Among his more surprising outbursts have been labelling feminists “obnoxious bigots” and saying men get “a raw deal” in 2011; declaring that food banks are used mainly by people with temporary cash flow problems in 2017; and suggesting, just three months ago, that immigration had pushed up housing prices “by something like 20 per cent” – a figure later questioned by the UK Statistics Authority.

Mr Raab was previously a member of a private Facebook group that called for the return of workhouses and the sale of all council homes, and previously called for Britain to use negotiations with the EU to scrap workers’ rights.

As housing minister, his department was also at the centre of scandal this year after The Daily Mirror reported that his diary secretary was selling sex on a sugar daddy website.

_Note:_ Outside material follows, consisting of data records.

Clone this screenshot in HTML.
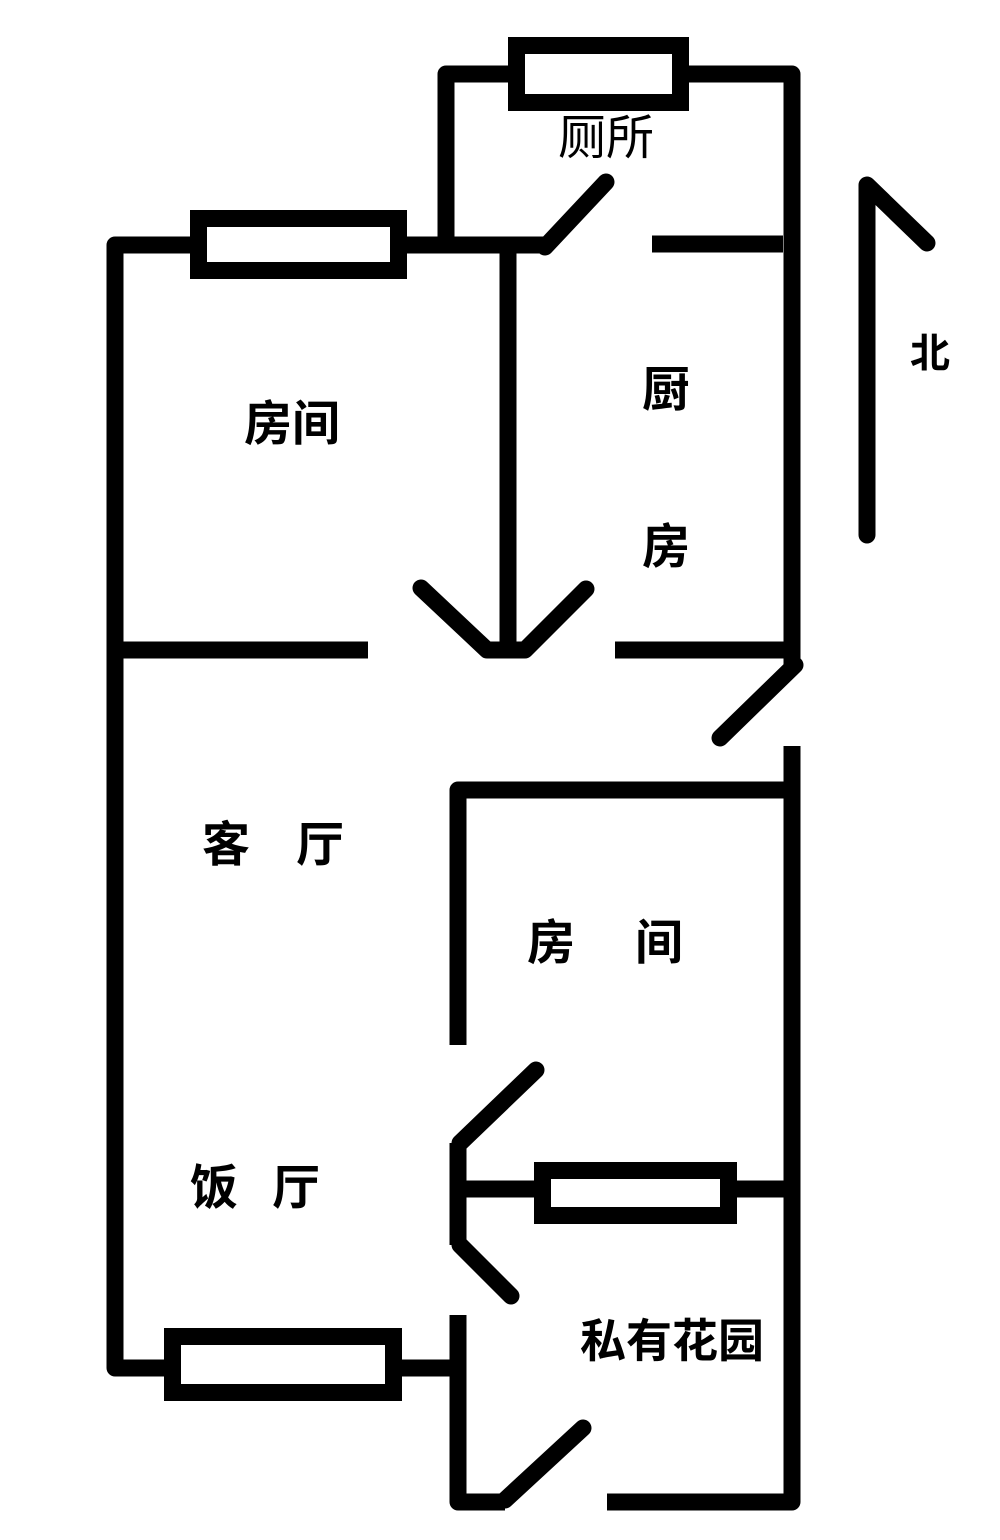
<!DOCTYPE html>
<html><head><meta charset="utf-8"><style>
html,body{margin:0;padding:0;background:#fff;}
svg{display:block;}
text{font-family:"Liberation Sans","Noto Sans CJK SC",sans-serif;font-weight:bold;fill:#000;font-size:48px;}
</style></head><body>
<svg width="1000" height="1540" viewBox="0 0 1000 1540" xmlns="http://www.w3.org/2000/svg">
<g fill="none" stroke="#000" stroke-width="17" stroke-linejoin="round" stroke-linecap="butt">
<!-- outer left -->
<path d="M190,245 L115,245 L115,1368 L164,1368"/>
<rect x="198.5" y="218.5" width="200" height="52" stroke-linejoin="miter"/>
<path d="M407,245 L545,245"/>
<!-- bath -->
<path d="M446,245 L446,74 L508,74"/>
<rect x="516.5" y="45.5" width="164" height="57" stroke-linejoin="miter"/>
<path d="M689,74 L792,74 L792,665"/>
<path d="M652,244 L783,244"/>
<path d="M508,244 L508,650"/>
<path d="M108,650 L368,650"/>
<path d="M615,650 L792,650"/>
<path d="M792,746 L792,1502 L607,1502"/>
<path d="M458,1045 L458,790 L792,790"/>
<path d="M458,1143 L458,1245"/>
<path d="M458,1189 L534,1189"/>
<rect x="542.5" y="1170.5" width="186" height="45" stroke-linejoin="miter"/>
<path d="M737,1189 L792,1189"/>
<rect x="172.5" y="1336.5" width="221" height="56" stroke-linejoin="miter"/>
<path d="M402,1368 L458,1368"/>
<path d="M458,1315 L458,1502 L505,1502"/>
</g>
<g fill="none" stroke="#000" stroke-width="17" stroke-linejoin="round" stroke-linecap="round">
<path d="M545,247 L606,182"/>
<path d="M421,588 L487,650 L525,650 L586,589"/>
<path d="M795,665 L720,738"/>
<path d="M536,1070 L460,1143"/>
<path d="M460,1245 L511,1296"/>
<path d="M505,1500 L583,1428"/>
<path d="M927,243 L867,185 L867,535"/>
</g>
<text x="558" y="154" style="font-weight:normal;font-size:48px">厕所</text>
<text x="244" y="440" font-size="46">房间</text>
<text x="642" y="406">厨</text>
<text x="642" y="563">房</text>
<text x="202" y="861">客</text>
<text x="296" y="861">厅</text>
<text x="527" y="959">房</text>
<text x="635" y="959">间</text>
<text x="190" y="1204">饭</text>
<text x="272" y="1204">厅</text>
<text x="580" y="1357" style="font-size:46px">私有花园</text>
<text x="910" y="367" style="font-size:40px">北</text>
</svg>
</body></html>
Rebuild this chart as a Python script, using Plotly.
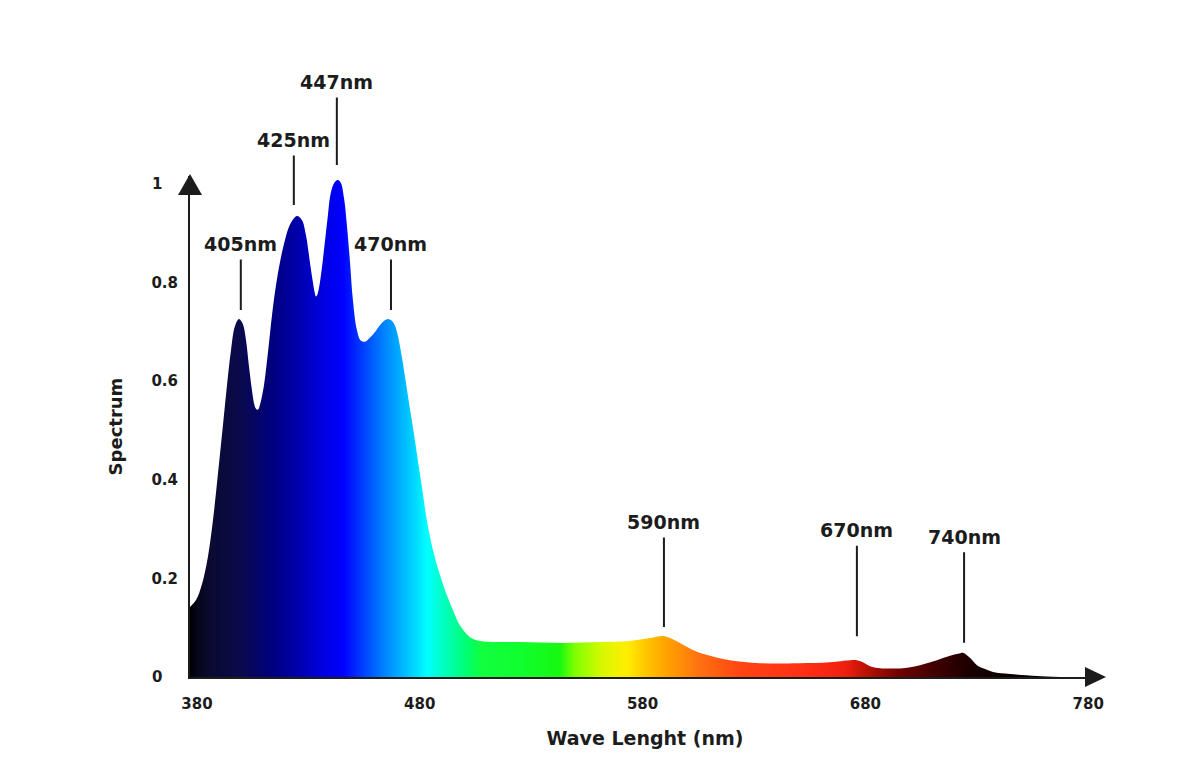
import numpy as np
import plotly.graph_objects as go

# spectrum curve (wavelength in nm, relative intensity)
wavelength = [376.9, 379.6, 382.2, 384.9, 387.2, 389.4, 391.7, 393.5, 395.3, 397.1,
              398.9, 400.6, 402.0, 403.3, 404.7, 405.6, 406.5, 407.4, 408.3, 410.1,
              411.9, 413.7, 415.5, 417.3, 419.5, 421.7, 424.9, 427.1, 428.9, 430.7,
              431.9, 432.8, 433.4, 434.0, 434.9, 436.1, 437.5, 438.8, 440.1, 441.9,
              443.3, 444.6, 446.0, 447.3, 448.7, 450.0, 451.8, 453.6, 455.4, 457.6,
              460.3, 463.0, 465.7, 468.0, 469.8, 471.6, 473.4, 475.2, 477.0, 478.7,
              481.0, 483.2, 485.9, 489.1, 492.2, 494.9, 498.0, 502.5, 507.0, 525.0,
              544.3, 560.9, 574.3, 583.3, 589.2, 592.3, 596.8, 602.6, 610.3, 619.2,
              632.7, 650.6, 664.1, 673.1, 676.2, 678.9, 682.1, 686.6, 696.9, 704.5,
              712.1, 718.0, 721.6, 723.8, 726.9, 730.1, 733.7, 737.3, 744.9, 757.0,
              767.3]
spectrum = [0.142, 0.156, 0.187, 0.243, 0.318, 0.410, 0.511, 0.592, 0.663, 0.712,
            0.726, 0.716, 0.684, 0.633, 0.582, 0.556, 0.544, 0.542, 0.552, 0.592,
            0.659, 0.734, 0.795, 0.842, 0.886, 0.917, 0.935, 0.927, 0.897, 0.842,
            0.805, 0.781, 0.772, 0.775, 0.792, 0.830, 0.885, 0.937, 0.982, 1.004,
            1.008, 1.002, 0.972, 0.917, 0.842, 0.765, 0.704, 0.682, 0.680, 0.688,
            0.702, 0.718, 0.726, 0.720, 0.700, 0.659, 0.609, 0.556, 0.505, 0.454,
            0.385, 0.318, 0.258, 0.207, 0.166, 0.136, 0.105, 0.081, 0.073, 0.071,
            0.069, 0.071, 0.073, 0.079, 0.083, 0.079, 0.069, 0.055, 0.043, 0.034,
            0.028, 0.028, 0.030, 0.034, 0.034, 0.030, 0.022, 0.018, 0.018, 0.024,
            0.034, 0.043, 0.047, 0.049, 0.039, 0.024, 0.016, 0.010, 0.006, 0.002,
            0.000]

# gradient colour stops along the wavelength axis
color_wl = [376.9, 380.0, 385.7, 399.2, 414.1, 426.2, 436.6, 445.6, 454.6, 463.6,
            471.3, 478.9, 483.4, 490.6, 501.3, 507.2, 525.0, 542.9, 549.7, 562.0,
            573.0, 581.0, 590.0, 605.8, 623.7, 650.6, 670.8, 682.1, 695.5, 711.2,
            724.7, 740.4, 767.3]
color_hex = ["#000000", "#05051a", "#0a0a30", "#0a0a4c", "#000080", "#0000b0",
             "#0000e0", "#0000ff", "#0040ff", "#0080ff", "#00b0ff", "#00e0ff",
             "#00ffff", "#00ffc0", "#00ff70", "#10ff40", "#10ff30", "#18f810",
             "#80ff00", "#d8f800", "#ffee00", "#ffc800", "#ffa500", "#ff7010",
             "#ff4512", "#ff3015", "#f02010", "#b01000", "#700000", "#400000",
             "#200000", "#0a0000", "#000000"]

# peak labels
peak_text = ["405nm", "425nm", "447nm", "470nm", "590nm", "670nm", "740nm"]
peak_x = [399.7, 423.5, 442.8, 467.1, 589.6, 676.2, 724.3]

x_ticks = [380, 480, 580, 680, 780]
y_ticks = [0, 0.2, 0.4, 0.6, 0.8, 1]

INK = "#1c1c1c"
FONT = "DejaVu Sans"

w0, w1 = color_wl[0], color_wl[-1]
colorscale = [[(w - w0) / (w1 - w0), c] for w, c in zip(color_wl, color_hex)]

fig = go.Figure()
fig.add_trace(go.Scatter(
    x=wavelength, y=spectrum,
    mode="lines",
    line=dict(width=0, shape="spline", smoothing=1.0),
    fill="tozeroy",
    fillgradient=dict(type="horizontal", colorscale=colorscale, start=w0, stop=w1),
    hoverinfo="skip",
    showlegend=False,
))

wl_arr = np.array(wavelength)
sp_arr = np.array(spectrum)

# label offsets (px): vertical distance to text, gap above peak
label_ay = [-75, -76, -98, -75, -114, -130, -116]
label_gap = [9, 11, 15, 9, 9, 24, 10]
for txt, px, ay, gap in zip(peak_text, peak_x, label_ay, label_gap):
    near = np.abs(wl_arr - px) <= 3
    top = float(sp_arr[near].max())
    fig.add_annotation(
        x=px, y=top,
        text=txt, showarrow=True, arrowhead=0, arrowwidth=2, arrowcolor=INK,
        ax=0, ay=ay, standoff=gap, startstandoff=3,
        font=dict(family=FONT, size=19, color=INK, weight="bold"),
    )

# arrow heads on the axes
fig.add_shape(type="path", xref="paper", yref="paper", xsizemode="pixel", ysizemode="pixel",
              xanchor=1, yanchor=0, path="M -15,-10 L 6,0 L -15,10 Z",
              fillcolor=INK, line=dict(width=0))
fig.add_shape(type="path", xref="paper", yref="paper", xsizemode="pixel", ysizemode="pixel",
              xanchor=0, yanchor=1, path="M -12,-19 L 0,2 L 12,-19 Z",
              fillcolor=INK, line=dict(width=0))

pad = "\u00a0" * 3
y_text = [f"{v:g}" + (pad if len(f"{v:g}") == 1 else "") for v in y_ticks]

fig.update_xaxes(
    range=[376.9, 785.3], tickvals=x_ticks, ticktext=[str(v) for v in x_ticks],
    showline=True, linecolor=INK, linewidth=2, showgrid=False, zeroline=False,
    ticks="", ticklabelstandoff=12,
    tickfont=dict(family=FONT, size=15, color=INK, weight="bold"),
    title=dict(text="Wave Lenght (nm)", standoff=20,
               font=dict(family=FONT, size=19, color=INK, weight="bold")),
)
fig.update_yaxes(
    range=[0, 1.0162], tickvals=y_ticks, ticktext=y_text,
    showline=True, linecolor=INK, linewidth=2, showgrid=False, zeroline=False,
    ticks="", ticklabelstandoff=7,
    tickfont=dict(family=FONT, size=15, color=INK, weight="bold"),
    title=dict(text="Spectrum", standoff=24,
               font=dict(family=FONT, size=18, color=INK, weight="bold")),
)

fig.update_layout(
    width=1200, height=776,
    margin=dict(l=190, r=100, t=176, b=99),
    paper_bgcolor="white", plot_bgcolor="white",
    showlegend=False,
)

# drop the browser's default page margin so the figure sits at the window origin
fig.write_html("out.html", config={"displayModeBar": False},
               post_script="document.body.style.margin = '0';")
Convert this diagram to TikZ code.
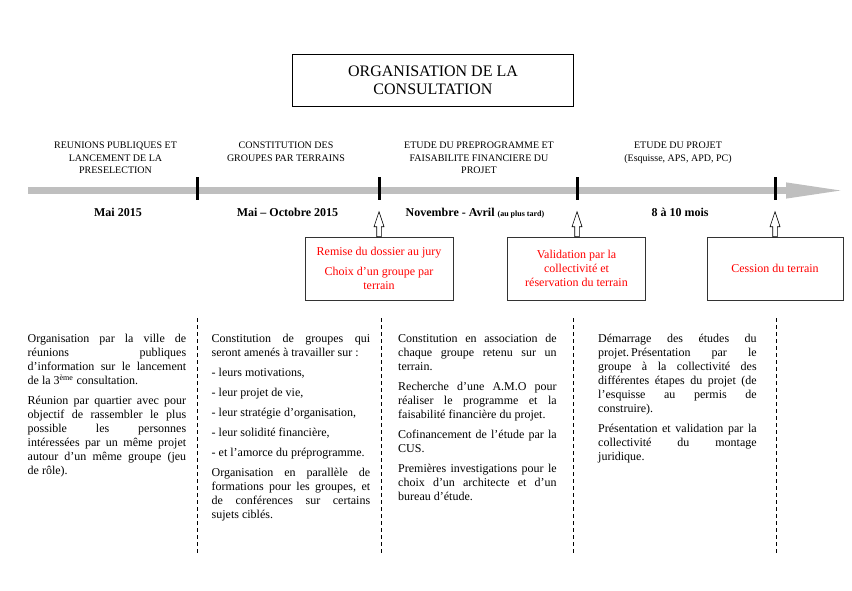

When the newspaper’s undercover reporter met the 20-year-old and asked about her boss, she replied: “I know everything about him” – although, as turned out that seemed mainly to refer to his lunch time habits.

“He has the same sandwich every day,” she said. “He has the same baguette with the same smoothie with a pot of fruit every day. It’s from Pret. He has the chicken Caesar and bacon baguette, superfruit pot and the vitamin volcano smoothie.”

How will he take to the new role?

His first task may well be attempting to reset personal relations with the EU’s chief negotiator, Michel Barnier. In September last year, Mr Raab accused his now main interlocutor of being “unprofessional” after the Frenchman said he wanted to “teach” the UK a lesson.

Being able to smooth such grievances while getting to grips with the complexities on a uniquely difficult posting will be key if he is to make a success of what is being called an impossible job.

Anything else to know?

He’s a married father-of-two with a black belt in karate.